## BEGIN SOURCE DATA

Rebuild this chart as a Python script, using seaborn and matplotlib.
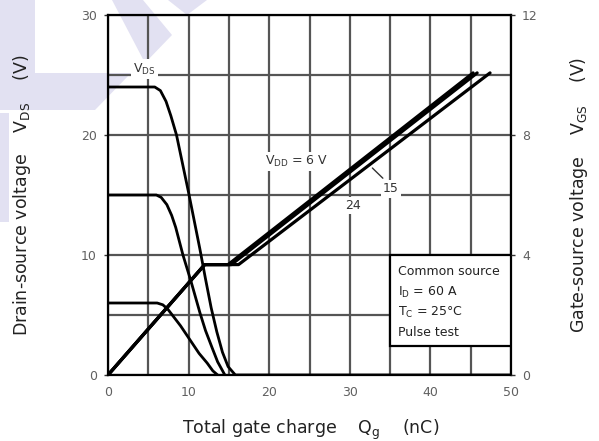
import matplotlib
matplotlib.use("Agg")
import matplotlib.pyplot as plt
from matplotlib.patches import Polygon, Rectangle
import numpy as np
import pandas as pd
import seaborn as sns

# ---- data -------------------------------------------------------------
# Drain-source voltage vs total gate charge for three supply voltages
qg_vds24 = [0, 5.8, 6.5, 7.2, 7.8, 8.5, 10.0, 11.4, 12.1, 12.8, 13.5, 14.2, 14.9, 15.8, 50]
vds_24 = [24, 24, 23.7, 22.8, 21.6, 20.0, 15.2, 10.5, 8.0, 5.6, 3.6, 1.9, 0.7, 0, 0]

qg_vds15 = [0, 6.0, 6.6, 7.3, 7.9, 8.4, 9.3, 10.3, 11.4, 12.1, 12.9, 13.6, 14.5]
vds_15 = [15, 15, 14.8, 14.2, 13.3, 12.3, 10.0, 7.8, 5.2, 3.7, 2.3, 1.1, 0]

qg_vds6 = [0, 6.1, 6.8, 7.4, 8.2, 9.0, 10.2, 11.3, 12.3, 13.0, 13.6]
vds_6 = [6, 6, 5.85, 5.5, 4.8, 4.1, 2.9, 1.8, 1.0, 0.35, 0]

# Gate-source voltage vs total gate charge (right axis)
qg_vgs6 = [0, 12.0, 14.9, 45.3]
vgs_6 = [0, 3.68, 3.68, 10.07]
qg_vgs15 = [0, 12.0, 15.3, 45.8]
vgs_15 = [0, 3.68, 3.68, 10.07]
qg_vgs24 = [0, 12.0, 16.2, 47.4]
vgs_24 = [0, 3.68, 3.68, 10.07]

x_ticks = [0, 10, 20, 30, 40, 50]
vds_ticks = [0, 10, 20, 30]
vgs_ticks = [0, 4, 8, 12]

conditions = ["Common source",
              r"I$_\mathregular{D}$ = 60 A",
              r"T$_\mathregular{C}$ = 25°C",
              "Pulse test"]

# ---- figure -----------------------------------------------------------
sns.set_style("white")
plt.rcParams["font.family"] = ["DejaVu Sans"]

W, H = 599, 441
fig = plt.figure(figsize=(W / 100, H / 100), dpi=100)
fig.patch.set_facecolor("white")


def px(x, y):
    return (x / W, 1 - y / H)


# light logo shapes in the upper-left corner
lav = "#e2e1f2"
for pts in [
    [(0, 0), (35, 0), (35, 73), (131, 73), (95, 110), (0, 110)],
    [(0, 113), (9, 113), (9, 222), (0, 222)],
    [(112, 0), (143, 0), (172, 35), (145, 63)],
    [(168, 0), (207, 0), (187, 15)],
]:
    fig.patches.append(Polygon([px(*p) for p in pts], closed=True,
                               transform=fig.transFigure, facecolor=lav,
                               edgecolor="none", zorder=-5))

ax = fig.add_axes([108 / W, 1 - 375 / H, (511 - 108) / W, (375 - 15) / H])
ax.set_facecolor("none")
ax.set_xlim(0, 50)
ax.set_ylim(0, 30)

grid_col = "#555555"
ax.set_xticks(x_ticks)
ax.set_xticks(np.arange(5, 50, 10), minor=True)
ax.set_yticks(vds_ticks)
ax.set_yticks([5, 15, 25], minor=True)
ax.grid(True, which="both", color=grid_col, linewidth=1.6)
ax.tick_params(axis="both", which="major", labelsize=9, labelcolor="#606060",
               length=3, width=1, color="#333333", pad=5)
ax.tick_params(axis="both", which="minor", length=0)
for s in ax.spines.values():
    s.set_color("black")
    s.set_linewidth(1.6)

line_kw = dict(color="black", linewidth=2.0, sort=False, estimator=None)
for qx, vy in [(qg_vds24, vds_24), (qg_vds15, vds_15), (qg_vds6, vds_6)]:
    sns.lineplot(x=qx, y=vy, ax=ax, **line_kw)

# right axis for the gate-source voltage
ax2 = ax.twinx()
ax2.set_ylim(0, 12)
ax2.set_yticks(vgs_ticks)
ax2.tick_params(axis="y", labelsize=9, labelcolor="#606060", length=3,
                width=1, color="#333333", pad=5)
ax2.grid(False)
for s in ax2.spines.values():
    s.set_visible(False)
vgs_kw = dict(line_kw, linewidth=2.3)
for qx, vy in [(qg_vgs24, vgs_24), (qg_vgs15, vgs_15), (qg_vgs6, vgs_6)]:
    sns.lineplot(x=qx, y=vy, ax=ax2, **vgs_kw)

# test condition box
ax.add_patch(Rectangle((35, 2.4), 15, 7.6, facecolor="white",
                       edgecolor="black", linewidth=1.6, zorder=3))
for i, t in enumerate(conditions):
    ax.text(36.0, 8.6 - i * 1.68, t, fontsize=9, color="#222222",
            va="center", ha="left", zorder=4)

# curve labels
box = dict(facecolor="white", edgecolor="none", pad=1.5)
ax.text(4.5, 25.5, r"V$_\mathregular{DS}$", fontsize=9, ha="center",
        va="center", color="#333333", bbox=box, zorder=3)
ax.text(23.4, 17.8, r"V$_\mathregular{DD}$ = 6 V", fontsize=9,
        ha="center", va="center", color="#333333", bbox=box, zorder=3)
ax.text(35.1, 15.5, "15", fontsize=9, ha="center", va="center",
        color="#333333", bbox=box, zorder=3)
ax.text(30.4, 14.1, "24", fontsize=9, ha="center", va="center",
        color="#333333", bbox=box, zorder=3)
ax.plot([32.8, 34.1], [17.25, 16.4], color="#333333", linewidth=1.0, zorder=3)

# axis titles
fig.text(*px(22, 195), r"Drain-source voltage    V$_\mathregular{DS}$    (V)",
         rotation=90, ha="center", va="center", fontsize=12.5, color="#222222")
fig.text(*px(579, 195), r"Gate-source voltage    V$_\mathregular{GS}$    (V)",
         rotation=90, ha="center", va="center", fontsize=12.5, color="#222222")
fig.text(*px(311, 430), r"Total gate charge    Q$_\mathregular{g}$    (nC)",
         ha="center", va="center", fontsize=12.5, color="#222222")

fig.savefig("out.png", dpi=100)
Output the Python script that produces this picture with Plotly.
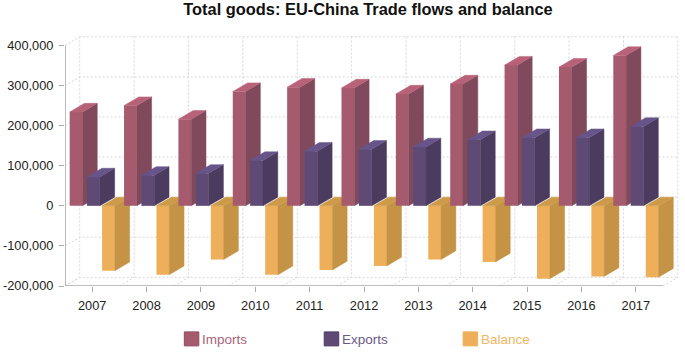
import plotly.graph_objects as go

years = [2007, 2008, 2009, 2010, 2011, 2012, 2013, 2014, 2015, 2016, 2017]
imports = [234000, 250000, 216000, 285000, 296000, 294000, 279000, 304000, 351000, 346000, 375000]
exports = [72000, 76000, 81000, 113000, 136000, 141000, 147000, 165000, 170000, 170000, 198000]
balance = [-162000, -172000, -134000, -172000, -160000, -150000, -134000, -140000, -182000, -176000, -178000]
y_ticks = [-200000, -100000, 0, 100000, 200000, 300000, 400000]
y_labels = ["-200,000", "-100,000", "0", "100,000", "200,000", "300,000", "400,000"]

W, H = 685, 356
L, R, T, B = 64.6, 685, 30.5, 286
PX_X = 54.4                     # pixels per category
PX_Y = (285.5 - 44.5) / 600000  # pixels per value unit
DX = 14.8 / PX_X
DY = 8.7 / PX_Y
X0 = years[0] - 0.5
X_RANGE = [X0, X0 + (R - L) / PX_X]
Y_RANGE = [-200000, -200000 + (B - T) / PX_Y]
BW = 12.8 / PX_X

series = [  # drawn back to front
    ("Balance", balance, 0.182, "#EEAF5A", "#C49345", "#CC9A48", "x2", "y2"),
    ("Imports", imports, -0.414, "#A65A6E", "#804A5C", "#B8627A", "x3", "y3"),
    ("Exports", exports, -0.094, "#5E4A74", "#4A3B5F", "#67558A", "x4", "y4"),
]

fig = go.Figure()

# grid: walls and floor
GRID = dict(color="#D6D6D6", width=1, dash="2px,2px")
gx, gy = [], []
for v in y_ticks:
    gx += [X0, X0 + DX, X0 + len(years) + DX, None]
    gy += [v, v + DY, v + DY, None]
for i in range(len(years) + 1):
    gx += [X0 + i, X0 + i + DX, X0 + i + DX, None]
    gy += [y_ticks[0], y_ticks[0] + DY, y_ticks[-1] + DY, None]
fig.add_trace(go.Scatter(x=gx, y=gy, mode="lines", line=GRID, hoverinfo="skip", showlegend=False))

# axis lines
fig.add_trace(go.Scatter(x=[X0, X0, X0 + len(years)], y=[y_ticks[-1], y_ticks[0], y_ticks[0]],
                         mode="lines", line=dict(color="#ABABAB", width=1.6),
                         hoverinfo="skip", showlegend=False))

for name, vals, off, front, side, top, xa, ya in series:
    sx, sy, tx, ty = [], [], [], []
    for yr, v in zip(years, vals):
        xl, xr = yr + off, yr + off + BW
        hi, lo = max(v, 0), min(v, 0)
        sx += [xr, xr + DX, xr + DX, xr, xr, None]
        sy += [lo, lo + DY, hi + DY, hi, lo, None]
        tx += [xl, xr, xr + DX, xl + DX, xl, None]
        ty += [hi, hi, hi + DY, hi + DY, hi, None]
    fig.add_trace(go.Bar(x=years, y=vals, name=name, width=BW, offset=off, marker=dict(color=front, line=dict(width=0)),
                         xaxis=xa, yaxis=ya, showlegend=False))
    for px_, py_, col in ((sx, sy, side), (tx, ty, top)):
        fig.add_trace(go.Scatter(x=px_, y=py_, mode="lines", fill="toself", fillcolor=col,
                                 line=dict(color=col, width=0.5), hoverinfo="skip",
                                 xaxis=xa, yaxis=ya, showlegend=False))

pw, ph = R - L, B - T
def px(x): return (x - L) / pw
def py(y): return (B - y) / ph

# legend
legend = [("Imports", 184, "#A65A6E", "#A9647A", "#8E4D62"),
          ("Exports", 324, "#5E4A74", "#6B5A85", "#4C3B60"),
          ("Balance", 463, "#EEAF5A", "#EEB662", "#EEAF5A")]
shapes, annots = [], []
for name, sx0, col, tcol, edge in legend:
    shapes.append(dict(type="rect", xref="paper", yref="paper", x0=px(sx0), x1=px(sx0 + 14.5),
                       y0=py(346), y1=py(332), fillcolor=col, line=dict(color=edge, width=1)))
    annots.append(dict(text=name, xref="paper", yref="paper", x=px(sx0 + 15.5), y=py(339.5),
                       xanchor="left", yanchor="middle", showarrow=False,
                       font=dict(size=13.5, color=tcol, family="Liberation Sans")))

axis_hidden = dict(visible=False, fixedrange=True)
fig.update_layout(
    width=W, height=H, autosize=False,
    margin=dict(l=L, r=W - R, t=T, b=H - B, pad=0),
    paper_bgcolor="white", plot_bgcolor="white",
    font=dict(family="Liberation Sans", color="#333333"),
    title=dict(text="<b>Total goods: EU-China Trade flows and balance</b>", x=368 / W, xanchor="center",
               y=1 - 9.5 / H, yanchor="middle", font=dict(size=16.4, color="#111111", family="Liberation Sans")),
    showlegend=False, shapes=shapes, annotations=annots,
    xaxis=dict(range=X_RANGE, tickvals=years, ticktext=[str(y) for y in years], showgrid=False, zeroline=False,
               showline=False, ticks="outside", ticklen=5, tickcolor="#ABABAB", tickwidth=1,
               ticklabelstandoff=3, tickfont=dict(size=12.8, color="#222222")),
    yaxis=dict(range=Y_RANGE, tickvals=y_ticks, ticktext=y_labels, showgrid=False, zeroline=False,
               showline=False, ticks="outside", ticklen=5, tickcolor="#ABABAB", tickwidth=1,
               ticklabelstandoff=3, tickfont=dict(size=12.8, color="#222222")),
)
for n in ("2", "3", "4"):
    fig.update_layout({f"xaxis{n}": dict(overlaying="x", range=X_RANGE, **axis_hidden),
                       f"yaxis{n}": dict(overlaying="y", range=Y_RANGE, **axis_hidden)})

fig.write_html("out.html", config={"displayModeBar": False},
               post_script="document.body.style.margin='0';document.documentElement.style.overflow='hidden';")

## END SOURCE DATA

> GOAL OF THE EXERCISE
Start at the top of the entries and repeat each line exactly, ending at the line that contains "ax.set_ylim(0, 30)". Pictures are not part of the copy.

> FINISHED EXERCISE
Rebuild this chart as a Python script, using seaborn and matplotlib.
import matplotlib
matplotlib.use("Agg")
import matplotlib.pyplot as plt
from matplotlib.patches import Polygon, Rectangle
import numpy as np
import pandas as pd
import seaborn as sns

# ---- data -------------------------------------------------------------
# Drain-source voltage vs total gate charge for three supply voltages
qg_vds24 = [0, 5.8, 6.5, 7.2, 7.8, 8.5, 10.0, 11.4, 12.1, 12.8, 13.5, 14.2, 14.9, 15.8, 50]
vds_24 = [24, 24, 23.7, 22.8, 21.6, 20.0, 15.2, 10.5, 8.0, 5.6, 3.6, 1.9, 0.7, 0, 0]

qg_vds15 = [0, 6.0, 6.6, 7.3, 7.9, 8.4, 9.3, 10.3, 11.4, 12.1, 12.9, 13.6, 14.5]
vds_15 = [15, 15, 14.8, 14.2, 13.3, 12.3, 10.0, 7.8, 5.2, 3.7, 2.3, 1.1, 0]

qg_vds6 = [0, 6.1, 6.8, 7.4, 8.2, 9.0, 10.2, 11.3, 12.3, 13.0, 13.6]
vds_6 = [6, 6, 5.85, 5.5, 4.8, 4.1, 2.9, 1.8, 1.0, 0.35, 0]

# Gate-source voltage vs total gate charge (right axis)
qg_vgs6 = [0, 12.0, 14.9, 45.3]
vgs_6 = [0, 3.68, 3.68, 10.07]
qg_vgs15 = [0, 12.0, 15.3, 45.8]
vgs_15 = [0, 3.68, 3.68, 10.07]
qg_vgs24 = [0, 12.0, 16.2, 47.4]
vgs_24 = [0, 3.68, 3.68, 10.07]

x_ticks = [0, 10, 20, 30, 40, 50]
vds_ticks = [0, 10, 20, 30]
vgs_ticks = [0, 4, 8, 12]

conditions = ["Common source",
              r"I$_\mathregular{D}$ = 60 A",
              r"T$_\mathregular{C}$ = 25°C",
              "Pulse test"]

# ---- figure -----------------------------------------------------------
sns.set_style("white")
plt.rcParams["font.family"] = ["DejaVu Sans"]

W, H = 599, 441
fig = plt.figure(figsize=(W / 100, H / 100), dpi=100)
fig.patch.set_facecolor("white")


def px(x, y):
    return (x / W, 1 - y / H)


# light logo shapes in the upper-left corner
lav = "#e2e1f2"
for pts in [
    [(0, 0), (35, 0), (35, 73), (131, 73), (95, 110), (0, 110)],
    [(0, 113), (9, 113), (9, 222), (0, 222)],
    [(112, 0), (143, 0), (172, 35), (145, 63)],
    [(168, 0), (207, 0), (187, 15)],
]:
    fig.patches.append(Polygon([px(*p) for p in pts], closed=True,
                               transform=fig.transFigure, facecolor=lav,
                               edgecolor="none", zorder=-5))

ax = fig.add_axes([108 / W, 1 - 375 / H, (511 - 108) / W, (375 - 15) / H])
ax.set_facecolor("none")
ax.set_xlim(0, 50)
ax.set_ylim(0, 30)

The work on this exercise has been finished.